Kevin Slavin's Talk on How Augmented Reality isn't Real Enough

"Reality is augmented when it feels different, not when it looks different. And when the senses of time and obligation, and rewards are altered, maybe the aspiration of 3-d optical augmented reality begins to feel a little bit like pornography. Like a thin veneer of the actual experience that is flattened for the eye—that is rendered for the eye, which is the one sense most easily fooled to begin with," said Kevin Slavin (co-founder of Area/Code) recently at Mobile Monday Amsterdam. It's a thought-provoking talk, and one bound to be referenced in years to come as augmented reality transitions from cyborg theory buzzword to an unavoidable component of the digital experience. Slavin quotes film studies professor Elena Gorfinkel (cited in Salen and Zimmerman’s book Rules of Play): " The confusion in this conversation has emerged because representational strategies are conflated with the effect of immersion. Immersion itself is not tied to a replication or mimesis of reality. For example one can get immersed in Tetris.
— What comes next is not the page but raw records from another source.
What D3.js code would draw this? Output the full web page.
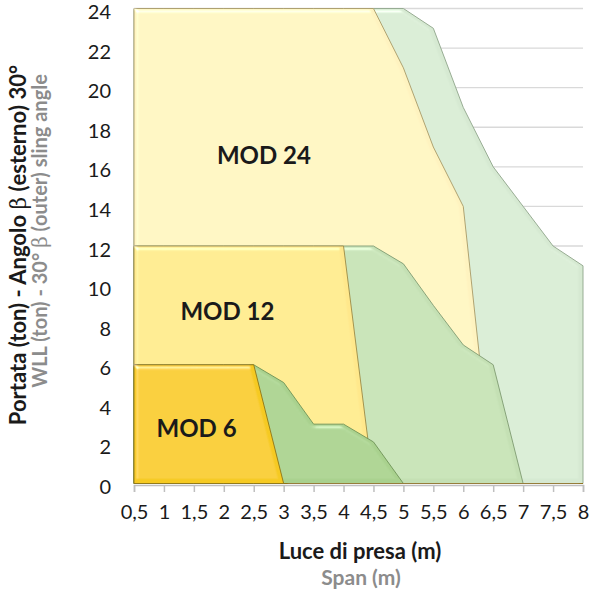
<!DOCTYPE html>
<html lang="it">
<head>
<meta charset="UTF-8">
<script src="https://d3js.org/d3.v7.min.js"></script>
<style>
  html, body { margin: 0; padding: 0; background: #fff; overflow: hidden; }
  svg text { font-family: Lato, "Open Sans", sans-serif; }
  .tick text { font-size: 20px; fill: #1a1a1a; }
  .grid line { stroke: #d9d9d9; stroke-width: 1.3px; }
  .label { font-weight: bold; font-size: 24px; fill: #1a1a1a; }
</style>
</head>
<body>
<svg id="chart" width="592" height="598"></svg>
<script>
  // categories on the span axis
  const spans = ["0,5", "1", "1,5", "2", "2,5", "3", "3,5", "4", "4,5", "5", "5,5", "6", "6,5", "7", "7,5", "8"];
  const yTicks = [0, 2, 4, 6, 8, 10, 12, 14, 16, 18, 20, 22, 24];

  // load values (ton) per span, drawn back to front
  const mod24ext = [24, 24, 24, 24, 24, 24, 24, 24, 24, 24, 23, 19, 16, 14, 12, 11];
  const mod24    = [24, 24, 24, 24, 24, 24, 24, 24, 24, 21, 17, 14, 0, 0, 0, 0];
  const mod12ext = [12, 12, 12, 12, 12, 12, 12, 12, 12, 11.1, 9, 7, 6, 0, 0, 0];
  const mod12    = [12, 12, 12, 12, 12, 12, 12, 12, 0, 0, 0, 0, 0, 0, 0, 0];
  const mod6ext  = [6, 6, 6, 6, 6, 5.1, 3, 3, 2.1, 0, 0, 0, 0, 0, 0, 0];
  const mod6     = [6, 6, 6, 6, 6, 0, 0, 0, 0, 0, 0, 0, 0, 0, 0, 0];

  const series = [
    { vals: mod24ext, fill: "#d6e9d2", edge: "#8fa58a" },
    { vals: mod24,    fill: "#fef3c0", edge: "#a89a66" },
    { vals: mod12ext, fill: "#c4e0b4", edge: "#7f9b72" },
    { vals: mod12,    fill: "#ffe88c", edge: "#9c8a45" },
    { vals: mod6ext,  fill: "#a9d18e", edge: "#6e9357" },
    { vals: mod6,     fill: "#f6ca22", edge: "#8f7415" }
  ];

  // label anchors: position along the category index, load value
  const labels = [
    { text: "MOD 24", at: 4.34, y: 16.6 },
    { text: "MOD 12", at: 3.12, y: 8.7 },
    { text: "MOD 6", at: 2.09, y: 2.8 }
  ];

  const svg = d3.select("#chart");

  const x = d3.scalePoint().domain(spans).range([134, 583]);
  const xi = d3.scaleLinear().domain([0, spans.length - 1]).range(x.range());
  const y = d3.scaleLinear().domain([0, 24]).range([483.5, 8.5]);

  // bevel look
  const defs = svg.append("defs");
  const f = defs.append("filter").attr("id", "bevel")
    .attr("x", "-5%").attr("y", "-5%").attr("width", "110%").attr("height", "110%");
  f.append("feGaussianBlur").attr("in", "SourceAlpha").attr("stdDeviation", 2).attr("result", "blur");
  f.append("feSpecularLighting").attr("in", "blur").attr("surfaceScale", 3)
    .attr("specularConstant", 0.7).attr("specularExponent", 30)
    .attr("lighting-color", "#ffffff").attr("result", "spec")
    .append("feDistantLight").attr("azimuth", 235).attr("elevation", 40);
  f.append("feComposite").attr("in", "spec").attr("in2", "SourceAlpha").attr("operator", "in").attr("result", "specIn");
  f.append("feComposite").attr("in", "SourceGraphic").attr("in2", "specIn")
    .attr("operator", "arithmetic").attr("k1", 0).attr("k2", 1).attr("k3", 1).attr("k4", 0);

  // gridlines
  svg.append("g").attr("class", "grid")
    .selectAll("line").data(yTicks.slice(1)).join("line")
    .attr("x1", 134).attr("x2", 583)
    .attr("y1", d => y(d)).attr("y2", d => y(d));

  const area = d3.area()
    .x((d, i) => x(spans[i]))
    .y0(y(0))
    .y1(d => y(d));

  svg.append("g").selectAll("path").data(series).join("path")
    .attr("d", d => area(d.vals))
    .attr("fill", d => d.fill)
    .attr("stroke", d => d.edge)
    .attr("stroke-width", 0.9)
    .attr("stroke-linejoin", "round")
    .attr("filter", "url(#bevel)");

  // x axis
  const xAxis = svg.append("g")
    .attr("transform", "translate(0,485)")
    .call(d3.axisBottom(x).tickSize(7).tickPadding(13));
  xAxis.select(".domain").attr("stroke", "#bfbfbf").attr("stroke-width", 1.5);
  xAxis.selectAll(".tick line").attr("stroke", "#bfbfbf").attr("stroke-width", 1.5);

  // y axis (labels only)
  const yAxis = svg.append("g")
    .attr("transform", "translate(111,0)")
    .call(d3.axisLeft(y).tickValues(yTicks).tickSize(0).tickPadding(0));
  yAxis.select(".domain").remove();
  yAxis.selectAll(".tick text").attr("dy", "0.5em");

  svg.append("g").selectAll("text").data(labels).join("text")
    .attr("class", "label")
    .attr("x", d => xi(d.at)).attr("y", d => y(d.y))
    .attr("text-anchor", "middle")
    .attr("dy", "0.36em")
    .text(d => d.text);

  // axis titles
  svg.append("text")
    .attr("x", 360).attr("y", 559)
    .attr("text-anchor", "middle")
    .style("font-weight", "bold").style("font-size", "22px").style("fill", "#1a1a1a")
    .text("Luce di presa (m)");
  svg.append("text")
    .attr("x", 361).attr("y", 585)
    .attr("text-anchor", "middle")
    .style("font-weight", "bold").style("font-size", "21px").style("fill", "#8c8c8c")
    .text("Span (m)");

  const yt1 = svg.append("text")
    .attr("transform", "translate(26,245) rotate(-90)")
    .attr("text-anchor", "middle")
    .style("font-weight", "bold").style("font-size", "22px").style("fill", "#1a1a1a");
  yt1.append("tspan").text("Portata (ton) - Angolo ");
  yt1.append("tspan").style("font-weight", "normal").style("font-family", "'DejaVu Serif', serif").text("β");
  yt1.append("tspan").text(" (esterno) 30°");

  const yt2 = svg.append("text")
    .attr("transform", "translate(47,231) rotate(-90)")
    .attr("text-anchor", "middle")
    .style("font-weight", "bold").style("font-size", "20px").style("fill", "#8c8c8c");
  yt2.append("tspan").text("WLL (ton) - 30° ");
  yt2.append("tspan").style("font-weight", "normal").style("font-family", "'DejaVu Serif', serif").text("β");
  yt2.append("tspan").text(" (outer) sling angle");
</script>
</body>
</html>
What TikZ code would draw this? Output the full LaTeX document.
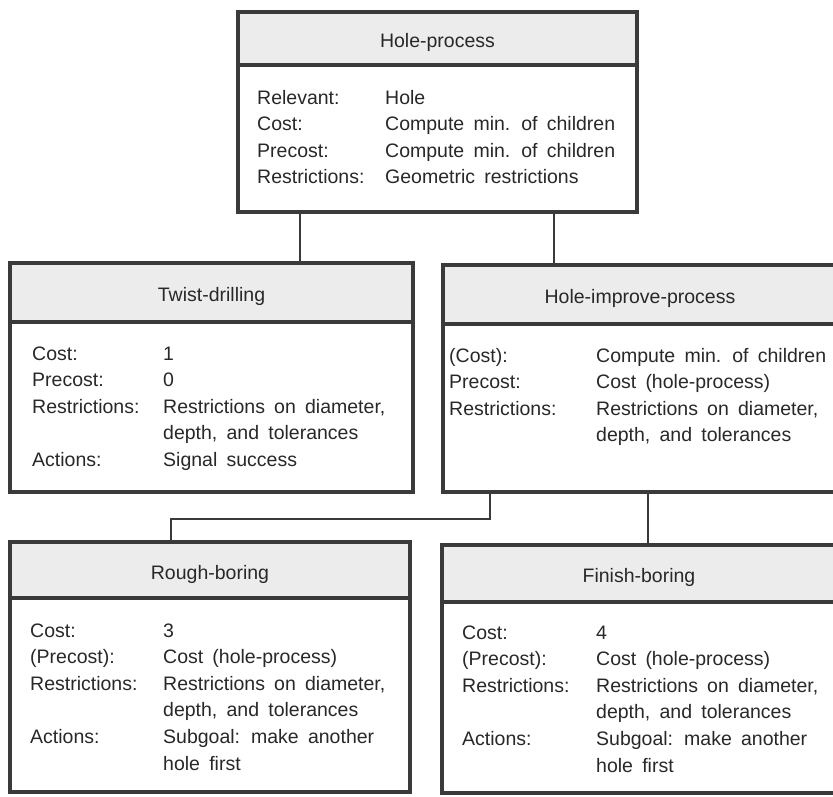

Therefore, immersion into game play seems at least as important as immersion into a games’s representational space." He considers augmented reality as an uncanny valley "not for the human face, but for the actual world around us." And here's a great response to the talk from Rhizome contributor Greg J. Smith on his blog Serial Consign: [T]he initial buzz was slightly misleading as it suggested that the presentation was an outright dismissal of AR. I don't really think this was the case...My reading of the talk is that Slavin is extremely curious about augmenting reality—as praxis—and suggesting we (startups, developers and consumers) need to be considerably more thoughtful in our application/exploration of the emerging medium and consider how it might activate other senses – AR should not distill down to "an overlay for all seasons". I think the key takeaway point is in Slavin's suggestion that "reality is augmented when it feels different, not looks different" – which basically echoes Marcel Duchamp's (almost) century-old contempt for the 'retinal bias' of the art market. If AR development (thus far) is lacking imagination, perhaps the problem is that we're very much tethering the medium to our antiquated VR pipe dreams and the web browser metaphor.